I bought Louie a kennel, put his bed in it, now he happily walks in and lays down. After the first day he seems content to be in his den while we're out.
Thanks for the advice, yall.


Betty said:


> Here  is a very cheap ($7) wireless alarm designed for windows that you can use.
> 
> Hopefully your dog won't learn how to push the alarm button off.


Loud noises do not in any way frighten my dog, annoy him yes, He sits and watches fireworks every year with me.


----------



## Lonewolfblue (Oct 28, 2007)

How about Kongs? What if you had a few Kongs filled with stuff that he really likes? This could distract him enough that he won't go for the fridge. Instead, he's be trying to get the good treats out of the kongs.


----------



## Betty (Apr 15, 2007)

> Loud noises do not in any way frighten my dog, annoy him yes, He sits and watches fireworks every year with me.


Okay, I just assumed that when you said:



> Ohhh like the ones in those infomercials, Good idea.


when Darkmoon suggested an alarm, I thought you'd like one.


----------



## hattrickinc (Nov 23, 2007)

..thats an awesome dog...

just my 2 cents ;-)


----------



## MuffinsMom (Oct 9, 2007)

I'd take advantage of this situation and train my dog to bring me drinks


----------



## Jaylie (Mar 5, 2007)

Darkmoon said:


> I saw this on a show on Animal Planet I think it was "It's Me Or The Dog", but anyways. What they did was installed an alarm on the fridge door that was set off when the door was opened. The alarm was so loud that it scared the dog and taught him that opening the fridge was bad. Not sure where you could find something like that, but your best bet is in a hardware store.

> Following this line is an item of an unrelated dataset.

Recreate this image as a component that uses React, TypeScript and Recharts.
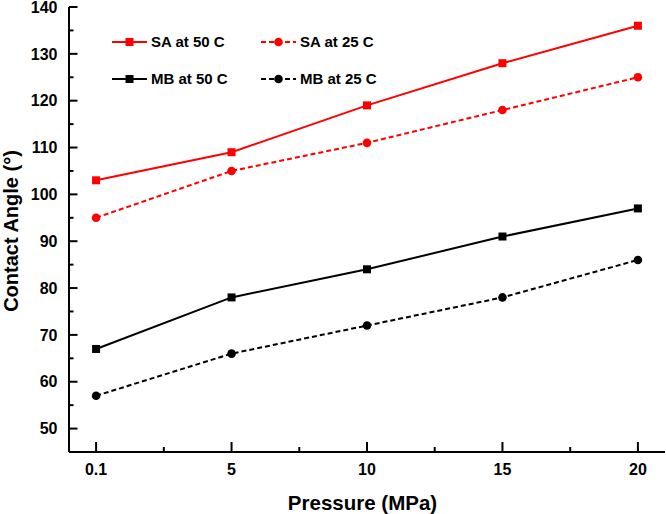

Rather then doing that, you could do what many people do when they're dog is accused of "counter surfing." Set some light (So it won't hurt the dog) but loud (enough to scare him) things (such as plastic plates, or light stainless steel, maybe his dog bowl if it's lightweight.) up on top of the fridge, so that when he opens it it falls and clangs on the floor. (IF you have a hardwood floor, which you probably do in your kitchen!)


----------